Reproduce the material word for word; the images stay out.

**RAW DATA:**
--- --- ---

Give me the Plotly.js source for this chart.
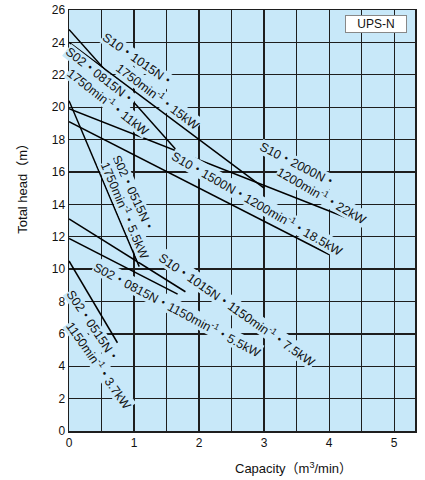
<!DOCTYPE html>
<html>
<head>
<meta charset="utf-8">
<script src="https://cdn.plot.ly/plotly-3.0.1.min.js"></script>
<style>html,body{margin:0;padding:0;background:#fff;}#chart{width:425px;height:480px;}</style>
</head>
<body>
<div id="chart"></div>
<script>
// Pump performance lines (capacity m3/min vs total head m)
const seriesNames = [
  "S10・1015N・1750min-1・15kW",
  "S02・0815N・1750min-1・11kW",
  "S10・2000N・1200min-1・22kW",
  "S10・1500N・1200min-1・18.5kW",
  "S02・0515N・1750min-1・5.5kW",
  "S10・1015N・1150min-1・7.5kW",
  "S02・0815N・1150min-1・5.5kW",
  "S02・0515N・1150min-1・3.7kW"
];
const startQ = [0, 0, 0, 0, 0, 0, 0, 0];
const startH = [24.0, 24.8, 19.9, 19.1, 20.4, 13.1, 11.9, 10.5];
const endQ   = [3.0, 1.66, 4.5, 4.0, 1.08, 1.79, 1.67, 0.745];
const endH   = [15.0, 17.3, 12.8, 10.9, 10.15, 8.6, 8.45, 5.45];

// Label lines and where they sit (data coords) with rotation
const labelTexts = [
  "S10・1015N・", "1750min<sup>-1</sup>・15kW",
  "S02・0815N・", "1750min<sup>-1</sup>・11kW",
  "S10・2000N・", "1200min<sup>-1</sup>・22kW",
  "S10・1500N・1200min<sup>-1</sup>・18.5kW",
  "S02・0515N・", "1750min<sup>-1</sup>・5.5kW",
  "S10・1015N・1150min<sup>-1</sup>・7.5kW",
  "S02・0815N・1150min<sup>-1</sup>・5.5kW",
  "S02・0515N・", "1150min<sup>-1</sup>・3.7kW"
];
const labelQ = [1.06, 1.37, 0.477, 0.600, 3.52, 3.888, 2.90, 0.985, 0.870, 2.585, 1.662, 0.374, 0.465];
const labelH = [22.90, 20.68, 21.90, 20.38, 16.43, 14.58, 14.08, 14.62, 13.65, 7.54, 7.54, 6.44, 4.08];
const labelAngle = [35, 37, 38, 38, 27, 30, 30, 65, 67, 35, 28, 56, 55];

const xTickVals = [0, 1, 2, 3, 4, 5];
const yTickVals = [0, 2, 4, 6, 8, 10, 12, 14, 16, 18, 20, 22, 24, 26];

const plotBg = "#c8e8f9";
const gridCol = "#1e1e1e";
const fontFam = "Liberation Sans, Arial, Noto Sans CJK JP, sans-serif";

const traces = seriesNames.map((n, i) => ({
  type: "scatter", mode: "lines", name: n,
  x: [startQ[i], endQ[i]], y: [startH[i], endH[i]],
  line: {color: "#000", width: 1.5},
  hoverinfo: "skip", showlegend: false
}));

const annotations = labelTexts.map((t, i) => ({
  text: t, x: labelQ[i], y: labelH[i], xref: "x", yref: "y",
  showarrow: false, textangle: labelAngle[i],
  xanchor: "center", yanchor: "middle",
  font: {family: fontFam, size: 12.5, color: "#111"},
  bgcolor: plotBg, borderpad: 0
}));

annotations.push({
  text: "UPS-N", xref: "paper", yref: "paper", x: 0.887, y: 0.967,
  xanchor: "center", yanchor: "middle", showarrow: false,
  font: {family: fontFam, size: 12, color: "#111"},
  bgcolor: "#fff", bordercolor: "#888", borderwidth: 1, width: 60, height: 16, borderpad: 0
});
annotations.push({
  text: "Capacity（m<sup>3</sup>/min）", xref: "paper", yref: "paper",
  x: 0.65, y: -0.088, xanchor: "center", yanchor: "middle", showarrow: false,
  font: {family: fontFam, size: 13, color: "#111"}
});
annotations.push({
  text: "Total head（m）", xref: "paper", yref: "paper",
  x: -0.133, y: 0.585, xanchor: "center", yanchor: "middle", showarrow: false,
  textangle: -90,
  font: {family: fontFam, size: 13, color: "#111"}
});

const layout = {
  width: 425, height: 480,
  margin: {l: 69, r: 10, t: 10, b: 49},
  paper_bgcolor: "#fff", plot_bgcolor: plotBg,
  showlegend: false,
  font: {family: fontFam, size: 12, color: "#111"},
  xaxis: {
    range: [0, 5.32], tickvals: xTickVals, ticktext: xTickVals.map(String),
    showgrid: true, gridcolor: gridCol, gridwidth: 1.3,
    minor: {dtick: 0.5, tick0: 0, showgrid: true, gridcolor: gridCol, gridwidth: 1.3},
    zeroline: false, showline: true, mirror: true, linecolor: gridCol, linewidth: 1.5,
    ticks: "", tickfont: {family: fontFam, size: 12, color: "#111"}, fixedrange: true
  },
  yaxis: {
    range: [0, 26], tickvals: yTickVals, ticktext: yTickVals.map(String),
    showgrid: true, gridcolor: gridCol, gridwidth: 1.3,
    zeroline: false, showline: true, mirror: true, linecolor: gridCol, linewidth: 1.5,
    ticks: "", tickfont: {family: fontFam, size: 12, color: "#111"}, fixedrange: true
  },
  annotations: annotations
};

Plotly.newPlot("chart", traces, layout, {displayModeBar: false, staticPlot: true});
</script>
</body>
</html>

--- --- ---

**WRITTEN SOLUTION:**
Give me the Plotly.js source for this chart.
<!DOCTYPE html>
<html>
<head>
<meta charset="utf-8">
<script src="https://cdn.plot.ly/plotly-3.0.1.min.js"></script>
<style>html,body{margin:0;padding:0;background:#fff;}#chart{width:425px;height:480px;}</style>
</head>
<body>
<div id="chart"></div>
<script>
// Pump performance lines (capacity m3/min vs total head m)
const seriesNames = [
  "S10・1015N・1750min-1・15kW",
  "S02・0815N・1750min-1・11kW",
  "S10・2000N・1200min-1・22kW",
  "S10・1500N・1200min-1・18.5kW",
  "S02・0515N・1750min-1・5.5kW",
  "S10・1015N・1150min-1・7.5kW",
  "S02・0815N・1150min-1・5.5kW",
  "S02・0515N・1150min-1・3.7kW"
];
const startQ = [0, 0, 0, 0, 0, 0, 0, 0];
const startH = [24.0, 24.8, 19.9, 19.1, 20.4, 13.1, 11.9, 10.5];
const endQ   = [3.0, 1.66, 4.5, 4.0, 1.08, 1.79, 1.67, 0.745];
const endH   = [15.0, 17.3, 12.8, 10.9, 10.15, 8.6, 8.45, 5.45];

// Label lines and where they sit (data coords) with rotation
const labelTexts = [
  "S10・1015N・", "1750min<sup>-1</sup>・15kW",
  "S02・0815N・", "1750min<sup>-1</sup>・11kW",
  "S10・2000N・", "1200min<sup>-1</sup>・22kW",
  "S10・1500N・1200min<sup>-1</sup>・18.5kW",
  "S02・0515N・", "1750min<sup>-1</sup>・5.5kW",
  "S10・1015N・1150min<sup>-1</sup>・7.5kW",
  "S02・0815N・1150min<sup>-1</sup>・5.5kW",
  "S02・0515N・", "1150min<sup>-1</sup>・3.7kW"
];
const labelQ = [1.06, 1.37, 0.477, 0.600, 3.52, 3.888, 2.90, 0.985, 0.870, 2.585, 1.662, 0.374, 0.465];
const labelH = [22.90, 20.68, 21.90, 20.38, 16.43, 14.58, 14.08, 14.62, 13.65, 7.54, 7.54, 6.44, 4.08];
const labelAngle = [35, 37, 38, 38, 27, 30, 30, 65, 67, 35, 28, 56, 55];

const xTickVals = [0, 1, 2, 3, 4, 5];
const yTickVals = [0, 2, 4, 6, 8, 10, 12, 14, 16, 18, 20, 22, 24, 26];

const plotBg = "#c8e8f9";
const gridCol = "#1e1e1e";
const fontFam = "Liberation Sans, Arial, Noto Sans CJK JP, sans-serif";

const traces = seriesNames.map((n, i) => ({
  type: "scatter", mode: "lines", name: n,
  x: [startQ[i], endQ[i]], y: [startH[i], endH[i]],
  line: {color: "#000", width: 1.5},
  hoverinfo: "skip", showlegend: false
}));

const annotations = labelTexts.map((t, i) => ({
  text: t, x: labelQ[i], y: labelH[i], xref: "x", yref: "y",
  showarrow: false, textangle: labelAngle[i],
  xanchor: "center", yanchor: "middle",
  font: {family: fontFam, size: 12.5, color: "#111"},
  bgcolor: plotBg, borderpad: 0
}));

annotations.push({
  text: "UPS-N", xref: "paper", yref: "paper", x: 0.887, y: 0.967,
  xanchor: "center", yanchor: "middle", showarrow: false,
  font: {family: fontFam, size: 12, color: "#111"},
  bgcolor: "#fff", bordercolor: "#888", borderwidth: 1, width: 60, height: 16, borderpad: 0
});
annotations.push({
  text: "Capacity（m<sup>3</sup>/min）", xref: "paper", yref: "paper",
  x: 0.65, y: -0.088, xanchor: "center", yanchor: "middle", showarrow: false,
  font: {family: fontFam, size: 13, color: "#111"}
});
annotations.push({
  text: "Total head（m）", xref: "paper", yref: "paper",
  x: -0.133, y: 0.585, xanchor: "center", yanchor: "middle", showarrow: false,
  textangle: -90,
  font: {family: fontFam, size: 13, color: "#111"}
});

const layout = {
  width: 425, height: 480,
  margin: {l: 69, r: 10, t: 10, b: 49},
  paper_bgcolor: "#fff", plot_bgcolor: plotBg,
  showlegend: false,
  font: {family: fontFam, size: 12, color: "#111"},
  xaxis: {
    range: [0, 5.32], tickvals: xTickVals, ticktext: xTickVals.map(String),
    showgrid: true, gridcolor: gridCol, gridwidth: 1.3,
    minor: {dtick: 0.5, tick0: 0, showgrid: true, gridcolor: gridCol, gridwidth: 1.3},
    zeroline: false, showline: true, mirror: true, linecolor: gridCol, linewidth: 1.5,
    ticks: "", tickfont: {family: fontFam, size: 12, color: "#111"}, fixedrange: true
  },
  yaxis: {
    range: [0, 26], tickvals: yTickVals, ticktext: yTickVals.map(String),
    showgrid: true, gridcolor: gridCol, gridwidth: 1.3,
    zeroline: false, showline: true, mirror: true, linecolor: gridCol, linewidth: 1.5,
    ticks: "", tickfont: {family: fontFam, size: 12, color: "#111"}, fixedrange: true
  },
  annotations: annotations
};

Plotly.newPlot("chart", traces, layout, {displayModeBar: false, staticPlot: true});
</script>
</body>
</html>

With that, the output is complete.